• **What is required**
Skipping all pictures, set down the lines of the listing from the first through the one with "24.8, 9.9, 13.0];".

[Start Dataset content]

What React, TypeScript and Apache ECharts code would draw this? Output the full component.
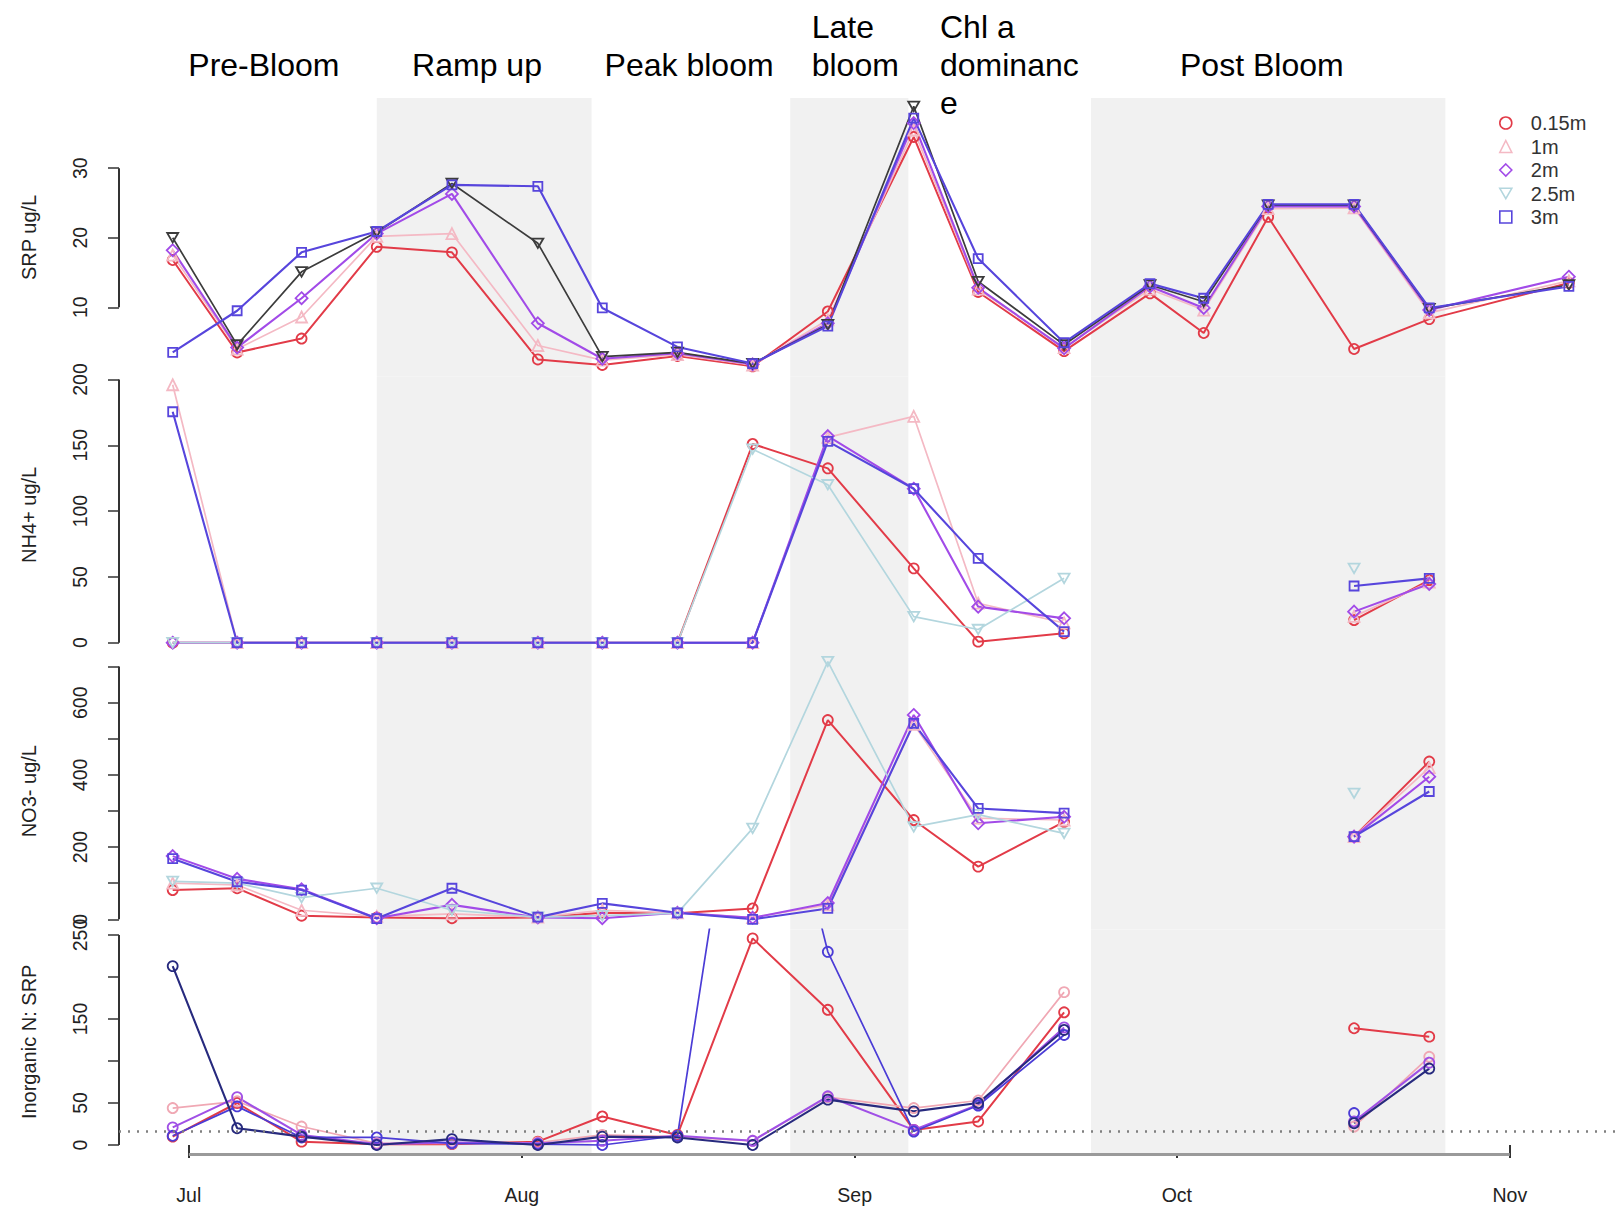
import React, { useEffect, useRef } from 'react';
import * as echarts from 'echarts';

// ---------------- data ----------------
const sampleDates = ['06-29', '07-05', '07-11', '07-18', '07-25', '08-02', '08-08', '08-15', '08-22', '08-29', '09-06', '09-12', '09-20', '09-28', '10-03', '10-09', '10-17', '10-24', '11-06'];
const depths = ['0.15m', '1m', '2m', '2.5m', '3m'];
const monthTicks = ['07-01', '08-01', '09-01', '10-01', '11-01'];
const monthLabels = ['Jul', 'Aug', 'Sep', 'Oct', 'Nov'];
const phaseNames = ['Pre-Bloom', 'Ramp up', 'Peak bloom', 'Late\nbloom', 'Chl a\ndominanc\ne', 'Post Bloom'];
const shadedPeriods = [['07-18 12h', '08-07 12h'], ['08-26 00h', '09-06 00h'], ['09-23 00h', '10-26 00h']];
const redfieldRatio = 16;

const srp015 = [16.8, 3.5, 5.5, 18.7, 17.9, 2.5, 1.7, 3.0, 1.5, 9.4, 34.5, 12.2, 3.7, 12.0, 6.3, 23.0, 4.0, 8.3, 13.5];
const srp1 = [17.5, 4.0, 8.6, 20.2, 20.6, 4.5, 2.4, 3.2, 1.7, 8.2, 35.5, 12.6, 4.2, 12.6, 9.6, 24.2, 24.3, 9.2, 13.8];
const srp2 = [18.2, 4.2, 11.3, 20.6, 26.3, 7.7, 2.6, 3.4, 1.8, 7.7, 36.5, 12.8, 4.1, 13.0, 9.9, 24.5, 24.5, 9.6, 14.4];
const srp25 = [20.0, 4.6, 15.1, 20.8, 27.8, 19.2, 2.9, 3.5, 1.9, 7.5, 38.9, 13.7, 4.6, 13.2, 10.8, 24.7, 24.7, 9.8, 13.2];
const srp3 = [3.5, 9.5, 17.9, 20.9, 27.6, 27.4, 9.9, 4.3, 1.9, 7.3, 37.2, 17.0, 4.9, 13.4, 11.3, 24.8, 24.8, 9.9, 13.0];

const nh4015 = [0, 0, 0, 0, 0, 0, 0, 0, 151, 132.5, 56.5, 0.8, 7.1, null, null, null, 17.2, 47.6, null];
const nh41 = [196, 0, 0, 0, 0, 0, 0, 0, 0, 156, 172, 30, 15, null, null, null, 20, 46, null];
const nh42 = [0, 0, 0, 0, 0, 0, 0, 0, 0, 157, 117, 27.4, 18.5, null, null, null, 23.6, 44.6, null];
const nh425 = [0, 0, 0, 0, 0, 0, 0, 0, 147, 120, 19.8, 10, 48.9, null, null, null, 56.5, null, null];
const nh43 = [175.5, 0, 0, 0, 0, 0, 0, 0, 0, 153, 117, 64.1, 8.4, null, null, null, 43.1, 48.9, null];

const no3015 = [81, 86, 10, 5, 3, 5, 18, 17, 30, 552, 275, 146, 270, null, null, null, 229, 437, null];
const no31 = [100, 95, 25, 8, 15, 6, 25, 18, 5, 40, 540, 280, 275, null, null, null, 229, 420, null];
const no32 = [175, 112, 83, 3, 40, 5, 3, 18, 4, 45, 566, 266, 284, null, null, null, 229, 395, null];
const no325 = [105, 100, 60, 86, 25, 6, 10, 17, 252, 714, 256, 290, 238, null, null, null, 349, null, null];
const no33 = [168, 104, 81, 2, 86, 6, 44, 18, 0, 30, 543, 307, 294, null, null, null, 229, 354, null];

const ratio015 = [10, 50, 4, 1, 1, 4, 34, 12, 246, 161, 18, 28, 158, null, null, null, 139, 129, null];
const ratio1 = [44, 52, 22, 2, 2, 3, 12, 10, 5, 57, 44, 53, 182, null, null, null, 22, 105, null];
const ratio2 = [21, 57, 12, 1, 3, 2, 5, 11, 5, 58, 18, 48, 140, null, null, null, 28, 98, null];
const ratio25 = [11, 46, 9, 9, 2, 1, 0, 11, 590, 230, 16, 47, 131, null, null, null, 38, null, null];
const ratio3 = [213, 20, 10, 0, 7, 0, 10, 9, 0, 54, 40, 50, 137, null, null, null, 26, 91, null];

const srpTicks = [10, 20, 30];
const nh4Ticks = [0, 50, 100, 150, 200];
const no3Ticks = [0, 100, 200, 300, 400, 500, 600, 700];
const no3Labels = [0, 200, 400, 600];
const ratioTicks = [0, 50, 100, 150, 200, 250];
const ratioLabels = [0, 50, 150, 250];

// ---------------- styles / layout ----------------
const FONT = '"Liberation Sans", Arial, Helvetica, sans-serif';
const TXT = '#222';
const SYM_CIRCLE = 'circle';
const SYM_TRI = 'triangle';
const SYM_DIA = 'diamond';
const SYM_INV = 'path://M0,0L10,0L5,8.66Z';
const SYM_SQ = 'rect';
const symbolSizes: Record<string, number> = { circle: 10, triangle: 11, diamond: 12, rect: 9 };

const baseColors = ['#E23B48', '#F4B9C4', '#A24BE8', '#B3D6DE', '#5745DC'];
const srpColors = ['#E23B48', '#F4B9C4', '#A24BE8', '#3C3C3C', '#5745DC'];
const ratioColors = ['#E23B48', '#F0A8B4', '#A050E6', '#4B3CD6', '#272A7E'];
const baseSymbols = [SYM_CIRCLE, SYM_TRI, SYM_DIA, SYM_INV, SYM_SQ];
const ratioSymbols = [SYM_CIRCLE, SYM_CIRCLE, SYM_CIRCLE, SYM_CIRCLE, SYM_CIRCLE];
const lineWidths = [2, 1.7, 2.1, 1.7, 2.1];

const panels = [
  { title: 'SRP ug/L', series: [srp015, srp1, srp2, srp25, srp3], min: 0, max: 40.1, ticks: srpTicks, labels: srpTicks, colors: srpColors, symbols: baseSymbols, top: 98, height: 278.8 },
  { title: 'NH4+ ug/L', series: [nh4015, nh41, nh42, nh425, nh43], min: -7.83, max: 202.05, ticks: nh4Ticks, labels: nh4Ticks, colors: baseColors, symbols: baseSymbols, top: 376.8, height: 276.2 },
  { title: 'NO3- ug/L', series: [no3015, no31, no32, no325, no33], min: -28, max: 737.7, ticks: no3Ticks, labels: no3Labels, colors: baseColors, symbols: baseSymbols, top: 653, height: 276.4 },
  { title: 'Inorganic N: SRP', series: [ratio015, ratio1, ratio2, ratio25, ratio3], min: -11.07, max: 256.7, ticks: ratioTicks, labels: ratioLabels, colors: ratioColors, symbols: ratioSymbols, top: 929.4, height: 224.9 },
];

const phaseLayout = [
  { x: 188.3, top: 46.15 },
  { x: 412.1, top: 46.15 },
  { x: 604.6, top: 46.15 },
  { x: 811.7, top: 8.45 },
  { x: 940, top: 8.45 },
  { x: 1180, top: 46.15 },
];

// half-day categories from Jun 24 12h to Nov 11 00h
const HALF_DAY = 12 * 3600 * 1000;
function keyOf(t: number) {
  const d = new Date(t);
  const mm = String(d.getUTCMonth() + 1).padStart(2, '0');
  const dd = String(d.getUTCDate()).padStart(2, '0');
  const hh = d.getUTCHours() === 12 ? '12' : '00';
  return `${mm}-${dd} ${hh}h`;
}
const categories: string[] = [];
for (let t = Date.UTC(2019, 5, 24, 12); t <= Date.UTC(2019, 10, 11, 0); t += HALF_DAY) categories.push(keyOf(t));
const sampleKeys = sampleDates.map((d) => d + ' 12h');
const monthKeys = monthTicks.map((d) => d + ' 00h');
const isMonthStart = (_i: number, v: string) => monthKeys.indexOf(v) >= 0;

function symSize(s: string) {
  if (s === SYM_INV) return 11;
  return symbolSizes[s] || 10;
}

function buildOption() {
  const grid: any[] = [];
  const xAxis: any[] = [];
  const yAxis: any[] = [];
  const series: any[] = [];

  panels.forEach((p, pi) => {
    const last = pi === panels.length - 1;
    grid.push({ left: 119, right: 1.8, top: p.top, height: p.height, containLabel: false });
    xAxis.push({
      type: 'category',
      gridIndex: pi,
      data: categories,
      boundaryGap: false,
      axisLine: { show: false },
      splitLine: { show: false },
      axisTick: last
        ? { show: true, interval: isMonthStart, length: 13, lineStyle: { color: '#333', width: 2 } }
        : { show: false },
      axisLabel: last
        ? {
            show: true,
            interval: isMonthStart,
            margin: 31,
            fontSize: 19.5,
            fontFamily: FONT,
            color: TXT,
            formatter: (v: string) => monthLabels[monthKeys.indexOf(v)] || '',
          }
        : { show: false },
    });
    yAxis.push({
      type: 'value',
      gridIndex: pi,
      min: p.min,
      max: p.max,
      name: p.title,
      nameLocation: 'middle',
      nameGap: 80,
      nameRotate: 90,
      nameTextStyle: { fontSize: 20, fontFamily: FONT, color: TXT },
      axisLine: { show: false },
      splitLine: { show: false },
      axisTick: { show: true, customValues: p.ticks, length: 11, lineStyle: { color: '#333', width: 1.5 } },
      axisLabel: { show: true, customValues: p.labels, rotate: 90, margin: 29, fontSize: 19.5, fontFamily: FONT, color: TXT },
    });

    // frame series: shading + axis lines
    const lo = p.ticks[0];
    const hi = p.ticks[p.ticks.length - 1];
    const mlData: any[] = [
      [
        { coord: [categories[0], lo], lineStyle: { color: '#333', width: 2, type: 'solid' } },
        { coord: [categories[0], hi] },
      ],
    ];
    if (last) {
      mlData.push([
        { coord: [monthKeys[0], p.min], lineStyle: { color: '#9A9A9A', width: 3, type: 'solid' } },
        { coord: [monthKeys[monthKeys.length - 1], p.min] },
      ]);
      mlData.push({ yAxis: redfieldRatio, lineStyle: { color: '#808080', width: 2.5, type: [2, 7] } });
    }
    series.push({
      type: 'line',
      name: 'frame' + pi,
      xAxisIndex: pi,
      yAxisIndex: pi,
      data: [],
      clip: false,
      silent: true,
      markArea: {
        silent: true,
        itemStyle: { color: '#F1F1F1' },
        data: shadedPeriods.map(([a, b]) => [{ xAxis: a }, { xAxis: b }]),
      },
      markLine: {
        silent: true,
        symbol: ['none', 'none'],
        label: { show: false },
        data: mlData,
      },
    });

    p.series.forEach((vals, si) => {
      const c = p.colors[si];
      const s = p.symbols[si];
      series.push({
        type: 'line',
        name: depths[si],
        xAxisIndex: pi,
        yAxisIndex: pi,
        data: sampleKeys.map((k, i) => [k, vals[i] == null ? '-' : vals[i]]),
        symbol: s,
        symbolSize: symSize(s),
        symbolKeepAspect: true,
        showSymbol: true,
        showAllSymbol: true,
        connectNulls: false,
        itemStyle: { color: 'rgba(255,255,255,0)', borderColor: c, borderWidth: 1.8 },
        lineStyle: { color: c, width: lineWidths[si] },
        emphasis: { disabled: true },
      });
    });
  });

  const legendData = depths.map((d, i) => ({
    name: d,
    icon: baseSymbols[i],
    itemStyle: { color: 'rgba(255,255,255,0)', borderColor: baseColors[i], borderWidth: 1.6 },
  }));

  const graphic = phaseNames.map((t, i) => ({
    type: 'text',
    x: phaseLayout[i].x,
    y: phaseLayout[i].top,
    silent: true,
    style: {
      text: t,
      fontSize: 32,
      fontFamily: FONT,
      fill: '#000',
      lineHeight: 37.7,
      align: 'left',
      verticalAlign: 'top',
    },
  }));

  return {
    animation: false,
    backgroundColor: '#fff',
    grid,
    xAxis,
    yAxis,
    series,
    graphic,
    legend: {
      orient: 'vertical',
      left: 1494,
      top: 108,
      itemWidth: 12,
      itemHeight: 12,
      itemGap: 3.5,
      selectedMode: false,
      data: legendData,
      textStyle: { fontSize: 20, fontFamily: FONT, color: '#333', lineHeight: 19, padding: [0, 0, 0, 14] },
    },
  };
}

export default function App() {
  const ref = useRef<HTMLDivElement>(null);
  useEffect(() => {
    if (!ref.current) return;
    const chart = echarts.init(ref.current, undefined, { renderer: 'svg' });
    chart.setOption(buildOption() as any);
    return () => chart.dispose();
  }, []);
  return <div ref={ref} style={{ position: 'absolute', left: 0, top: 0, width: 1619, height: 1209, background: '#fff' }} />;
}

[End Dataset content]

• **Exercise solution**
What React, TypeScript and Apache ECharts code would draw this? Output the full component.
import React, { useEffect, useRef } from 'react';
import * as echarts from 'echarts';

// ---------------- data ----------------
const sampleDates = ['06-29', '07-05', '07-11', '07-18', '07-25', '08-02', '08-08', '08-15', '08-22', '08-29', '09-06', '09-12', '09-20', '09-28', '10-03', '10-09', '10-17', '10-24', '11-06'];
const depths = ['0.15m', '1m', '2m', '2.5m', '3m'];
const monthTicks = ['07-01', '08-01', '09-01', '10-01', '11-01'];
const monthLabels = ['Jul', 'Aug', 'Sep', 'Oct', 'Nov'];
const phaseNames = ['Pre-Bloom', 'Ramp up', 'Peak bloom', 'Late\nbloom', 'Chl a\ndominanc\ne', 'Post Bloom'];
const shadedPeriods = [['07-18 12h', '08-07 12h'], ['08-26 00h', '09-06 00h'], ['09-23 00h', '10-26 00h']];
const redfieldRatio = 16;

const srp015 = [16.8, 3.5, 5.5, 18.7, 17.9, 2.5, 1.7, 3.0, 1.5, 9.4, 34.5, 12.2, 3.7, 12.0, 6.3, 23.0, 4.0, 8.3, 13.5];
const srp1 = [17.5, 4.0, 8.6, 20.2, 20.6, 4.5, 2.4, 3.2, 1.7, 8.2, 35.5, 12.6, 4.2, 12.6, 9.6, 24.2, 24.3, 9.2, 13.8];
const srp2 = [18.2, 4.2, 11.3, 20.6, 26.3, 7.7, 2.6, 3.4, 1.8, 7.7, 36.5, 12.8, 4.1, 13.0, 9.9, 24.5, 24.5, 9.6, 14.4];
const srp25 = [20.0, 4.6, 15.1, 20.8, 27.8, 19.2, 2.9, 3.5, 1.9, 7.5, 38.9, 13.7, 4.6, 13.2, 10.8, 24.7, 24.7, 9.8, 13.2];
const srp3 = [3.5, 9.5, 17.9, 20.9, 27.6, 27.4, 9.9, 4.3, 1.9, 7.3, 37.2, 17.0, 4.9, 13.4, 11.3, 24.8, 24.8, 9.9, 13.0];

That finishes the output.